→ **The task**
Skip pictures; extract every line from the one with "Output the Python" through the one with "ax = fig.add_axes([0.04525, 0.0549, 0.9532, 0.8967])", exactly as written.
>> start Supplied data
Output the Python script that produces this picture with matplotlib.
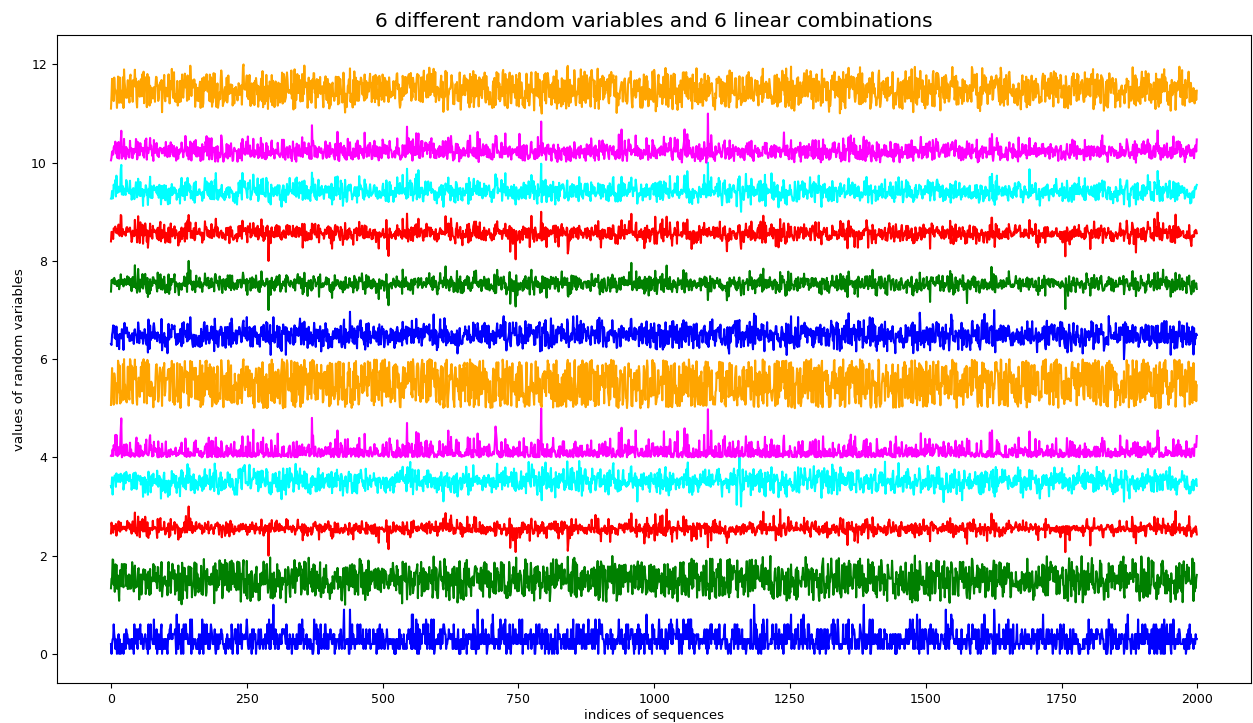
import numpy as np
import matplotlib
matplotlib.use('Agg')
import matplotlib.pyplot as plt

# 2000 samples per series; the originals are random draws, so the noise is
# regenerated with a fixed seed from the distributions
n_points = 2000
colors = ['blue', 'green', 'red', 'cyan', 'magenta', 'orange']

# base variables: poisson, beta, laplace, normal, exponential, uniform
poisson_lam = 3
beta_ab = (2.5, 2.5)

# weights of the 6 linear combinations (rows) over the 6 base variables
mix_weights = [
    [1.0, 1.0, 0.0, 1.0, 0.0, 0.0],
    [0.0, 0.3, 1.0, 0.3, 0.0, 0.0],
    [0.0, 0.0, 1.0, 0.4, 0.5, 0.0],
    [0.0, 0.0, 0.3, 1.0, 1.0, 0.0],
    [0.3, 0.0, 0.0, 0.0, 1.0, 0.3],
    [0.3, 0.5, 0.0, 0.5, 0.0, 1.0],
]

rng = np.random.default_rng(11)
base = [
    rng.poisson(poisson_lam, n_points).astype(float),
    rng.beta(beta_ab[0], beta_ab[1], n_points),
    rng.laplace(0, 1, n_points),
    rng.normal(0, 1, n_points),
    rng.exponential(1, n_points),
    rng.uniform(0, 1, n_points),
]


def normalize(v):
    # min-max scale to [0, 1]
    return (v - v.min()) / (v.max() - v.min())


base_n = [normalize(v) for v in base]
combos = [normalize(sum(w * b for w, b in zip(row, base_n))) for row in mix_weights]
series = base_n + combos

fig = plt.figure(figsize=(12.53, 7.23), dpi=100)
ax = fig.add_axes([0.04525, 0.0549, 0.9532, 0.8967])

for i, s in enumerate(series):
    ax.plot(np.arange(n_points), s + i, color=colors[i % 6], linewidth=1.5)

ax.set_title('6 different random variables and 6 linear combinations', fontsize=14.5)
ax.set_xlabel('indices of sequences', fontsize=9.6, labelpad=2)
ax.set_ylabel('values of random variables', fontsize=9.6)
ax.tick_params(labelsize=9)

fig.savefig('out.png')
>> end Supplied data
>> start Supplied data
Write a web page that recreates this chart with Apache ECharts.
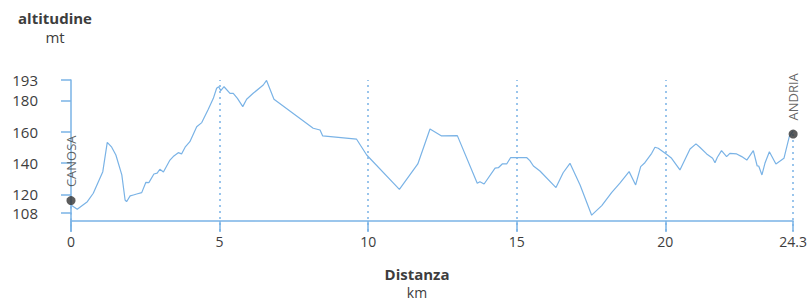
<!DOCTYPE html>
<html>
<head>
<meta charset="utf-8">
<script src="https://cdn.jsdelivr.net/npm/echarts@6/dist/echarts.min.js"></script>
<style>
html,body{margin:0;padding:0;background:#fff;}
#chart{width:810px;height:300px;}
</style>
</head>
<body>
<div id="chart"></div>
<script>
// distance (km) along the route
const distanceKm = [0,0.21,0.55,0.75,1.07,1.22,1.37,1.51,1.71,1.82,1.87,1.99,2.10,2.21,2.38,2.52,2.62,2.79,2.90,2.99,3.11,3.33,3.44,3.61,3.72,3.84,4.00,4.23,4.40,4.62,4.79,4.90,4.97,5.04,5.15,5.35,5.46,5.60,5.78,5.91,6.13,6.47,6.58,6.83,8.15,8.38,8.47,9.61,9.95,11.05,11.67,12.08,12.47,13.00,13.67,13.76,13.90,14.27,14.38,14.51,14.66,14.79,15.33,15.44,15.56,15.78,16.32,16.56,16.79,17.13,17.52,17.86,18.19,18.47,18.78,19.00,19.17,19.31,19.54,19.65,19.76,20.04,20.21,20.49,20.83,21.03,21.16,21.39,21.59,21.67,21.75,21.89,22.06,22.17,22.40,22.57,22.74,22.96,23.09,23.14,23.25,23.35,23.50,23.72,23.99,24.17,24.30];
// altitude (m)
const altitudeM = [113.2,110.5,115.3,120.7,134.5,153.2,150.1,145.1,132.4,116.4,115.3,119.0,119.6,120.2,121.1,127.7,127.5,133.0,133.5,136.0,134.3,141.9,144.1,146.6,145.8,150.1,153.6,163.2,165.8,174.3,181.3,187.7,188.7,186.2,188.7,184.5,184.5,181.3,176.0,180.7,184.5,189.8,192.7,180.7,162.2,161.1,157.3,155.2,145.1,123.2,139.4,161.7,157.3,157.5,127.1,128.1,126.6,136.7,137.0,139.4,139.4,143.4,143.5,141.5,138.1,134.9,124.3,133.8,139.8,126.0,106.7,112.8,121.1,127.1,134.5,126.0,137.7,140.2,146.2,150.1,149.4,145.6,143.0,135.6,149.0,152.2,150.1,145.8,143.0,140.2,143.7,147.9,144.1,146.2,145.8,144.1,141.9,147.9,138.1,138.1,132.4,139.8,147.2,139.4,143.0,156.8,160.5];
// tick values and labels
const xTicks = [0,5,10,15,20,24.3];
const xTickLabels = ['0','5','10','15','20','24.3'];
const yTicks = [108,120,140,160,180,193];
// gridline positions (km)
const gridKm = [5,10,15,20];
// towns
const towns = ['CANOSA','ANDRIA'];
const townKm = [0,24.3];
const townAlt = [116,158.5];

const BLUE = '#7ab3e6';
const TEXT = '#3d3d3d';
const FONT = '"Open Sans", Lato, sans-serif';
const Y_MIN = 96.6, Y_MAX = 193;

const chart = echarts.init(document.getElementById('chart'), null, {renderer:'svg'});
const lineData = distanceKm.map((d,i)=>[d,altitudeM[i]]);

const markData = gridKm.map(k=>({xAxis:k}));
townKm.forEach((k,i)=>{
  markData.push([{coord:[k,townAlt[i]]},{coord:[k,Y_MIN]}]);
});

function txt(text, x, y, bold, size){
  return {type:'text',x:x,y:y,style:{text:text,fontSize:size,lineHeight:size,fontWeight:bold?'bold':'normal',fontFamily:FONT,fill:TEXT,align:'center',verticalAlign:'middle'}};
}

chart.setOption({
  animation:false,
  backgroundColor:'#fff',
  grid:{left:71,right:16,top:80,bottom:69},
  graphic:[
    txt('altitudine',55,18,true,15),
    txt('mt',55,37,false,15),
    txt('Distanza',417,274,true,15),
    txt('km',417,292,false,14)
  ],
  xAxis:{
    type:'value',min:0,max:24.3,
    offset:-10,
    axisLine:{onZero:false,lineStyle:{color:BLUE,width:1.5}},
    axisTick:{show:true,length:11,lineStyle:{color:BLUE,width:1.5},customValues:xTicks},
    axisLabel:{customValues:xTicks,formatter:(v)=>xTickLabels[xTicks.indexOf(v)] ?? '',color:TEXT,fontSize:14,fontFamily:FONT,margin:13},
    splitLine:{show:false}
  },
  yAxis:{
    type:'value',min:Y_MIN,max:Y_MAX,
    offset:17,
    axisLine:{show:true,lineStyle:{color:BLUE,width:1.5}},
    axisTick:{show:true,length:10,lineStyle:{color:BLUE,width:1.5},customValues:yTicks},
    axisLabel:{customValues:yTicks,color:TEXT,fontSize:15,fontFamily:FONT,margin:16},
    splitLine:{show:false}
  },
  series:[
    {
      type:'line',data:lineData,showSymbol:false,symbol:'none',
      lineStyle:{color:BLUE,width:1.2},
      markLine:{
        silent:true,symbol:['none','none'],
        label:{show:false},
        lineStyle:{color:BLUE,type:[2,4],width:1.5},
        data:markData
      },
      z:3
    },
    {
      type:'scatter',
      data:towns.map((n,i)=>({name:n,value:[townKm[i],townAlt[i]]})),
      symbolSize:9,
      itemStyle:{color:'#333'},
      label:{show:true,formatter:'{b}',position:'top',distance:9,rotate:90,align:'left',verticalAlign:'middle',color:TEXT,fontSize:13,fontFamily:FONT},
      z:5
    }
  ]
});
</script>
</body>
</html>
>> end Supplied data
>> start Supplied data
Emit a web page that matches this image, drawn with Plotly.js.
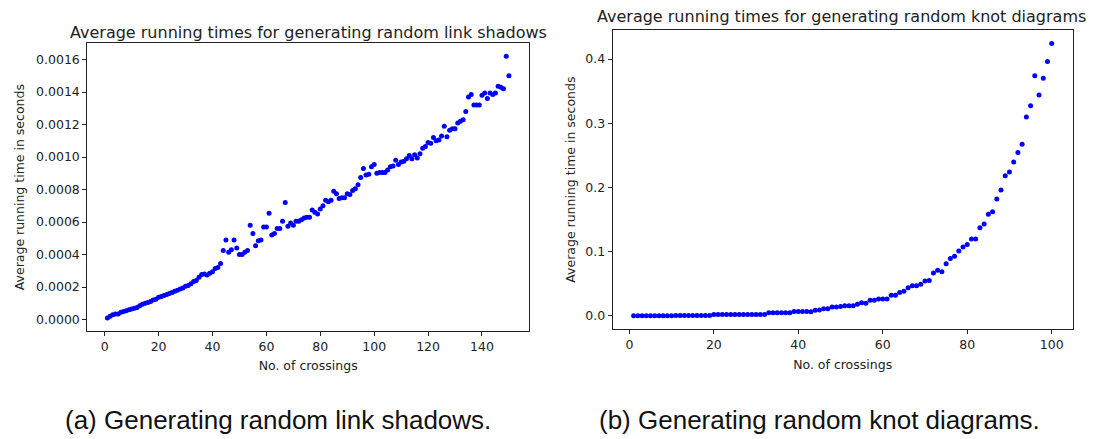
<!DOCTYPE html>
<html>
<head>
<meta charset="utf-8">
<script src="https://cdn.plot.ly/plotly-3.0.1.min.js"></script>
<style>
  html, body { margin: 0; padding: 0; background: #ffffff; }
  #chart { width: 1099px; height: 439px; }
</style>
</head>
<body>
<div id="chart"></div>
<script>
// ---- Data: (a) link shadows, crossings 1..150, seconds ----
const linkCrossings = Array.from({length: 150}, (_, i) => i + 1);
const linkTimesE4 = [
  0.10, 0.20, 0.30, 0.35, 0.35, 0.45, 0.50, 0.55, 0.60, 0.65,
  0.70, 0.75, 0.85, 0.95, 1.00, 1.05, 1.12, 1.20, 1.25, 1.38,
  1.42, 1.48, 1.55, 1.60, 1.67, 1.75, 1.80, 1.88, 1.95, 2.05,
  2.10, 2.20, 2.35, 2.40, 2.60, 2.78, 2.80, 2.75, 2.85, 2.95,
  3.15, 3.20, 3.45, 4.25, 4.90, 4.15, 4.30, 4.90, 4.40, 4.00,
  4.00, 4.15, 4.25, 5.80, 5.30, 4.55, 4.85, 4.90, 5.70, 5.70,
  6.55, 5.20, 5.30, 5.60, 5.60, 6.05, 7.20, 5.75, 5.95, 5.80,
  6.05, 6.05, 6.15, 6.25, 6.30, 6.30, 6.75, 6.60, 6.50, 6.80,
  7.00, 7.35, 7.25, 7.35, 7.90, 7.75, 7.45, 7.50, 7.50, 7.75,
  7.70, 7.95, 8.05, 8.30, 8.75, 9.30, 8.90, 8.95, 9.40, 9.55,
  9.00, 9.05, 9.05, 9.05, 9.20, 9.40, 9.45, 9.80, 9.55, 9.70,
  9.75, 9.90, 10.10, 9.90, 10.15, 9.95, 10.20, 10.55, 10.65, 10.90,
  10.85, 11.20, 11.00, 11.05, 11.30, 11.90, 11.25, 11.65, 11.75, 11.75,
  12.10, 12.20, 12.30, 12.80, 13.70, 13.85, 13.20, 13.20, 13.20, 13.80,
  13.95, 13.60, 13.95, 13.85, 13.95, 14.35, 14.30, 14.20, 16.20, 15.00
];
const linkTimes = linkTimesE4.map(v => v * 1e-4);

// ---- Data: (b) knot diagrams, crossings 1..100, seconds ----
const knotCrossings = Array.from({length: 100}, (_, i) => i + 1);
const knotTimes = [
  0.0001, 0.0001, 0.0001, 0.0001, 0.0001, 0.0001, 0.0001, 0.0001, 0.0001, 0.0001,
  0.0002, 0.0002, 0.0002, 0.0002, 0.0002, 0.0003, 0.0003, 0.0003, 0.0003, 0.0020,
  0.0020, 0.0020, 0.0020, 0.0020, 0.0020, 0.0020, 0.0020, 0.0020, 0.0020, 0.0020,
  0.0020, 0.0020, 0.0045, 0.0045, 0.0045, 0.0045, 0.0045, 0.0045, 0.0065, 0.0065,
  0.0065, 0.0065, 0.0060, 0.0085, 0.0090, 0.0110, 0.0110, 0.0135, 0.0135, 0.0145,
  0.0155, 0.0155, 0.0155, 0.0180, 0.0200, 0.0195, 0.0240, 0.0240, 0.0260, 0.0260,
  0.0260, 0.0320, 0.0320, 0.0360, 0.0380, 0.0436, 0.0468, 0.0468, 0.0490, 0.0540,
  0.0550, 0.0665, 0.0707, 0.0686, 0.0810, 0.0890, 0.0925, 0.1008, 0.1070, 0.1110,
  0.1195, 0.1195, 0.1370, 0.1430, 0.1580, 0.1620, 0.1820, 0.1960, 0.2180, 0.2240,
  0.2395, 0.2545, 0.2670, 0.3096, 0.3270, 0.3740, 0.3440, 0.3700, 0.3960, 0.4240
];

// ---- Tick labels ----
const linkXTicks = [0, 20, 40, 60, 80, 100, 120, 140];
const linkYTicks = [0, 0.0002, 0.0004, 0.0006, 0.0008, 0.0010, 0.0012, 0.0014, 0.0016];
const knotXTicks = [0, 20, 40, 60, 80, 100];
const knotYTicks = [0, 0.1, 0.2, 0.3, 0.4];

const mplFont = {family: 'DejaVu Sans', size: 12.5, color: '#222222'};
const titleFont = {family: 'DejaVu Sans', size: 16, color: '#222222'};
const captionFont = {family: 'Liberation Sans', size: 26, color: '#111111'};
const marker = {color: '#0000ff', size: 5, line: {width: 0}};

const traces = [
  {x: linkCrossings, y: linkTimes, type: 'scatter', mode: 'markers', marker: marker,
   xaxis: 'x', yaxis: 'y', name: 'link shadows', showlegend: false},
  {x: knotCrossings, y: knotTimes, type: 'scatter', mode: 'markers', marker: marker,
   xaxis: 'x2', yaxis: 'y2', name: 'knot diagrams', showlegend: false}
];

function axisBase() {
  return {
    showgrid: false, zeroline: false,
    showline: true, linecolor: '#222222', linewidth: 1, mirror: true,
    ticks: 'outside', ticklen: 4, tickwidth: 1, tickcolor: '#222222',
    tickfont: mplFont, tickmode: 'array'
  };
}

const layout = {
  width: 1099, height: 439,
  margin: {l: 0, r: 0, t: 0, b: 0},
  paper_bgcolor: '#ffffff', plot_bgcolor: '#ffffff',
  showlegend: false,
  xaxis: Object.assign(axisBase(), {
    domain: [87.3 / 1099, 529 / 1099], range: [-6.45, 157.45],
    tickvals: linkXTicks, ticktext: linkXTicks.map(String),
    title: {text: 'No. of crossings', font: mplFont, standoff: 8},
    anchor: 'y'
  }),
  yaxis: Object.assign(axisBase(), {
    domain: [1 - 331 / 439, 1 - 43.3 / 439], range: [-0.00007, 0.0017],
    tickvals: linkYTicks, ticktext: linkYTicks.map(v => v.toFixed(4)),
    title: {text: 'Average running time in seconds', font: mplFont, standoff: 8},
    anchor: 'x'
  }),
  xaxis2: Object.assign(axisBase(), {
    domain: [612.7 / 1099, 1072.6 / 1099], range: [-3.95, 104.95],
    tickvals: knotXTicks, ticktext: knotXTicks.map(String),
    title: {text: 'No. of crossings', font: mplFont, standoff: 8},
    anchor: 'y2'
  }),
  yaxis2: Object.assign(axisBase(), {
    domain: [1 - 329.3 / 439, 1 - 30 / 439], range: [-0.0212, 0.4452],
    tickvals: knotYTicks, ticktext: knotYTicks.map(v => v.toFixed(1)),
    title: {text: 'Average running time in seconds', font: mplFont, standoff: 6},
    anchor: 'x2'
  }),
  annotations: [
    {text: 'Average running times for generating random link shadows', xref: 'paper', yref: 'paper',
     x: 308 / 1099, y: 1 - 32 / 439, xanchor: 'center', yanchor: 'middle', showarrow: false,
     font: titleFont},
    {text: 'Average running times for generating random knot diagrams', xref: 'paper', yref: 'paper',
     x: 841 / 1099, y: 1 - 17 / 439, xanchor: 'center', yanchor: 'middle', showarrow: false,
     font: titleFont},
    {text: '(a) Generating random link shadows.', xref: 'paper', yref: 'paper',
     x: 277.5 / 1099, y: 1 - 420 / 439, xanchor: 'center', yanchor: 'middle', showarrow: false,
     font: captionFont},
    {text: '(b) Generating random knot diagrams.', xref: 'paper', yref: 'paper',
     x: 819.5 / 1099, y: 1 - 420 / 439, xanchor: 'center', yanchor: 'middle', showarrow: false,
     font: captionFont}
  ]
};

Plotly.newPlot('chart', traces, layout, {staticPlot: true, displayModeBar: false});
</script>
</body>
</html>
>> end Supplied data
→ **Correct result**
Output the Python script that produces this picture with matplotlib.
import numpy as np
import matplotlib
matplotlib.use('Agg')
import matplotlib.pyplot as plt

# 2000 samples per series; the originals are random draws, so the noise is
# regenerated with a fixed seed from the distributions
n_points = 2000
colors = ['blue', 'green', 'red', 'cyan', 'magenta', 'orange']

# base variables: poisson, beta, laplace, normal, exponential, uniform
poisson_lam = 3
beta_ab = (2.5, 2.5)

# weights of the 6 linear combinations (rows) over the 6 base variables
mix_weights = [
    [1.0, 1.0, 0.0, 1.0, 0.0, 0.0],
    [0.0, 0.3, 1.0, 0.3, 0.0, 0.0],
    [0.0, 0.0, 1.0, 0.4, 0.5, 0.0],
    [0.0, 0.0, 0.3, 1.0, 1.0, 0.0],
    [0.3, 0.0, 0.0, 0.0, 1.0, 0.3],
    [0.3, 0.5, 0.0, 0.5, 0.0, 1.0],
]

rng = np.random.default_rng(11)
base = [
    rng.poisson(poisson_lam, n_points).astype(float),
    rng.beta(beta_ab[0], beta_ab[1], n_points),
    rng.laplace(0, 1, n_points),
    rng.normal(0, 1, n_points),
    rng.exponential(1, n_points),
    rng.uniform(0, 1, n_points),
]


def normalize(v):
    # min-max scale to [0, 1]
    return (v - v.min()) / (v.max() - v.min())


base_n = [normalize(v) for v in base]
combos = [normalize(sum(w * b for w, b in zip(row, base_n))) for row in mix_weights]
series = base_n + combos

fig = plt.figure(figsize=(12.53, 7.23), dpi=100)
ax = fig.add_axes([0.04525, 0.0549, 0.9532, 0.8967])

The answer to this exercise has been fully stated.